Para nós, é importante que essas histórias sejam conhecidas, não somente para exercer a memória, mas pelas lições que podem servir para o presente.
Milhões de mulheres tem lutado por aumento de salário, contra o desemprego, por melhor condições de trabalho, por jornadas de trabalhos mais curtas... entretanto, estas mulheres e outras como estas atravessaram a história e seus nomes ressoam até nossos dias, por que desafiaram a ordem do possível.
E hoje a ordem que querem nos impor neoliberais e progressistas (e nisso estão todos de acordo), com o “senso comum” que querem impor em todo o mundo é que é necessário fazer um esforço comum... trabalhadores e capitalistas, para enfrentar a crise.
Milhares de trabalhadoras e trabalhadores, lutadoras de hoje sairão a luta quando as perspectivas sejam as do desemprego e da miséria que provocará a crise. Mas ainda hoje, em sua maioria, acreditam que é preciso fazer um esforço comum para enfrentá-la: que se aceitamos os rebaixamentos salariais, ou se aceitamos que demitam os trabalhadores e trabalhadoras terceirizados ou se apoiamos as medidas do governo contra os imigrantes... então, os capitalistas não terão tantas perdas e poderemos conservar o emprego.

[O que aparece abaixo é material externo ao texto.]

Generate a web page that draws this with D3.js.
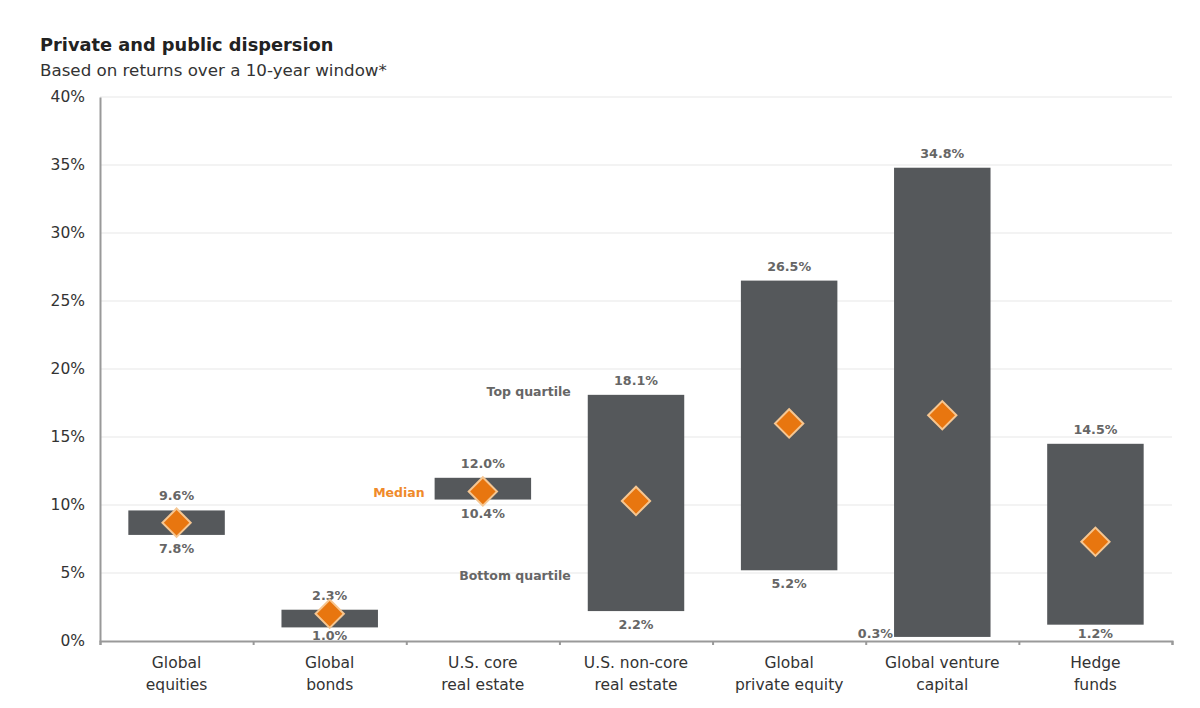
<!DOCTYPE html>
<html>
<head>
<meta charset="utf-8">
<script src="https://cdn.jsdelivr.net/npm/d3@7"></script>
<style>
  body { margin: 0; background: #fff; }
  text { font-family: "DejaVu Sans", Verdana, sans-serif; }
</style>
</head>
<body>
<div id="chart"></div>
<script>
var categories = [
  ["Global", "equities"],
  ["Global", "bonds"],
  ["U.S. core", "real estate"],
  ["U.S. non-core", "real estate"],
  ["Global", "private equity"],
  ["Global venture", "capital"],
  ["Hedge", "funds"]
];
var topQuartile = [9.6, 2.3, 12.0, 18.1, 26.5, 34.8, 14.5];
var bottomQuartile = [7.8, 1.0, 10.4, 2.2, 5.2, 0.3, 1.2];
var median = [8.7, 2.0, 11.0, 10.3, 16.0, 16.6, 7.3];
var yTicks = [0, 5, 10, 15, 20, 25, 30, 35, 40];

var svgWidth = 1200;
var svgHeight = 708;
var margin = { top: 97, right: 28, bottom: 67, left: 100 };
var width = svgWidth - margin.left - margin.right;
var height = svgHeight - margin.top - margin.bottom;

var svg = d3.select("#chart")
  .append("svg")
  .attr("width", svgWidth)
  .attr("height", svgHeight);

// title block
svg.append("text")
  .attr("x", 40).attr("y", 51)
  .style("font-size", "17.8px").style("font-weight", "bold")
  .attr("fill", "#222")
  .text("Private and public dispersion");
svg.append("text")
  .attr("x", 40).attr("y", 76)
  .style("font-size", "16.7px")
  .attr("fill", "#333")
  .text("Based on returns over a 10-year window*");

var chartGroup = svg.append("g")
  .attr("transform", `translate(${margin.left}, ${margin.top})`);

var data = categories.map(function(c, i) {
  return { cat: c, key: c.join(" "), top: topQuartile[i], bottom: bottomQuartile[i], median: median[i] };
});

var xBandScale = d3.scaleBand()
  .domain(data.map(d => d.key))
  .range([0, width])
  .paddingInner(0.37)
  .paddingOuter(0.185);

var yLinearScale = d3.scaleLinear()
  .domain([0, 40])
  .range([height, 0]);

// gridlines
chartGroup.append("g")
  .selectAll("line")
  .data(yTicks.filter(t => t > 0))
  .enter()
  .append("line")
  .attr("x1", 0).attr("x2", width)
  .attr("y1", d => yLinearScale(d)).attr("y2", d => yLinearScale(d))
  .attr("stroke", "#efefef")
  .attr("stroke-width", 1.5);

// y axis
var leftAxis = d3.axisLeft(yLinearScale)
  .tickValues(yTicks)
  .tickSize(0)
  .tickPadding(15)
  .tickFormat(d => d + "%");

var yAxis = chartGroup.append("g").call(leftAxis);
yAxis.select(".domain").attr("stroke", "#999").attr("stroke-width", 2);
yAxis.selectAll("text")
  .style("font-size", "15.5px")
  .style("font-family", "'DejaVu Sans', sans-serif")
  .attr("fill", "#333");

// bars
chartGroup.selectAll(".bar")
  .data(data)
  .enter()
  .append("rect")
  .attr("class", "bar")
  .attr("x", d => xBandScale(d.key))
  .attr("width", xBandScale.bandwidth())
  .attr("y", d => yLinearScale(d.top))
  .attr("height", d => yLinearScale(d.bottom) - yLinearScale(d.top))
  .attr("fill", "#55585b");

// x axis
var bottomAxis = d3.axisBottom(d3.scaleLinear().domain([0, categories.length]).range([0, width]))
  .ticks(categories.length)
  .tickSize(4)
  .tickFormat("");
var xAxis = chartGroup.append("g")
  .attr("transform", `translate(0, ${height})`)
  .call(bottomAxis);
xAxis.select(".domain").attr("stroke", "#999").attr("stroke-width", 2);
xAxis.selectAll(".tick line").attr("stroke", "#999").attr("stroke-width", 2);

// category labels
var catLabels = chartGroup.selectAll(".catLabel")
  .data(data)
  .enter()
  .append("text")
  .attr("class", "catLabel")
  .attr("x", d => xBandScale(d.key) + xBandScale.bandwidth() / 2)
  .attr("y", height + 27)
  .attr("text-anchor", "middle")
  .style("font-size", "15.5px")
  .attr("fill", "#333");
catLabels.append("tspan")
  .attr("x", d => xBandScale(d.key) + xBandScale.bandwidth() / 2)
  .text(d => d.cat[0]);
catLabels.append("tspan")
  .attr("x", d => xBandScale(d.key) + xBandScale.bandwidth() / 2)
  .attr("dy", 22)
  .text(d => d.cat[1]);

// top value labels
chartGroup.selectAll(".topLabel")
  .data(data)
  .enter()
  .append("text")
  .attr("x", d => xBandScale(d.key) + xBandScale.bandwidth() / 2)
  .attr("y", d => yLinearScale(d.top) - 10)
  .attr("text-anchor", "middle")
  .style("font-size", "12.7px").style("font-weight", "bold")
  .attr("fill", "#666")
  .text(d => d.top.toFixed(1) + "%");

// bottom value labels (venture capital label sits left of its bar)
chartGroup.selectAll(".bottomLabel")
  .data(data)
  .enter()
  .append("text")
  .attr("x", function(d, i) {
    return i === 5 ? xBandScale(d.key) - 1 : xBandScale(d.key) + xBandScale.bandwidth() / 2;
  })
  .attr("y", function(d, i) {
    if (i === 5) return yLinearScale(d.bottom) + 1;
    if (i === 1 || i === 6) return yLinearScale(d.bottom) + 13;
    return yLinearScale(d.bottom) + 18;
  })
  .attr("text-anchor", (d, i) => i === 5 ? "end" : "middle")
  .style("font-size", "12.7px").style("font-weight", "bold")
  .attr("fill", "#666")
  .text(d => d.bottom.toFixed(1) + "%");

// median diamonds
var diamond = d3.symbol().type(d3.symbolSquare).size(400);
chartGroup.selectAll(".median")
  .data(data)
  .enter()
  .append("path")
  .attr("d", diamond)
  .attr("transform", d => `translate(${xBandScale(d.key) + xBandScale.bandwidth() / 2}, ${yLinearScale(d.median)}) rotate(45)`)
  .attr("fill", "#e8760f")
  .attr("stroke", "#f6c691")
  .attr("stroke-width", 2);

// annotations
var nonCore = data[3];
var core = data[2];
chartGroup.append("text")
  .attr("x", xBandScale(nonCore.key) - 17)
  .attr("y", yLinearScale(18.4) + 5)
  .attr("text-anchor", "end")
  .style("font-size", "12.5px").style("font-weight", "bold")
  .attr("fill", "#666")
  .text("Top quartile");
chartGroup.append("text")
  .attr("x", xBandScale(nonCore.key) - 17)
  .attr("y", yLinearScale(4.85) + 5)
  .attr("text-anchor", "end")
  .style("font-size", "12.5px").style("font-weight", "bold")
  .attr("fill", "#666")
  .text("Bottom quartile");
chartGroup.append("text")
  .attr("x", xBandScale(core.key) - 10)
  .attr("y", yLinearScale(core.median) + 6)
  .attr("text-anchor", "end")
  .style("font-size", "12.5px").style("font-weight", "bold")
  .attr("fill", "#ef8a2a")
  .text("Median");
</script>
</body>
</html>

A publicação de Lutadoras, no marco desta crise mundial, tem portanto um novo sentido, que é o de conhecer a história de algumas destas mulheres que saltaram os fossos do possível, o moderado, as reformas, a ordem estabelecida, o senso comum... e atrapalharam o governo, os partidos patronais, os traidores da classe operária, os burocratas sindicais acomodados em seus sofás...
Que as mulheres tenham chegado no poder, que tenhamos conquistado alguns direitos que não conheciamos no século passado, que algumas ocupem cargos nos parlamentos... não impede que a barbárie da pobreza, a opressão e a miséria de milhões de seres humanos... siga ocorrendo. Porque nem sequer todo os direitos que ganhamos com nossa luta podem subverter uma ordem baseada na mais profunda das desigualdades: que um punhado de capitalistas se enriqueçam às custas da exploração de milhões de seres humanos.
Por isso Lutadoras não tem as pretensões de uma obra literária ou acadêmica... estaria cumprido nosso anseio se o considerarem um livro militante, para contar a uma amiga, à companheira da fábrica ou da empresa, à jovem que senta ao lado na universidade e na escola. Desejamos que estas histórias cheguem às mulheres que hoje lutam, as que inevitavelmente sairám a lutar pelo seu destino no meio da crise mundial que, com seu cortejo de calamidades, nos ameaça, para convidá-las a transcender o horizonte do possível que nos querem impor e se atrever a escrever as páginas da história futura.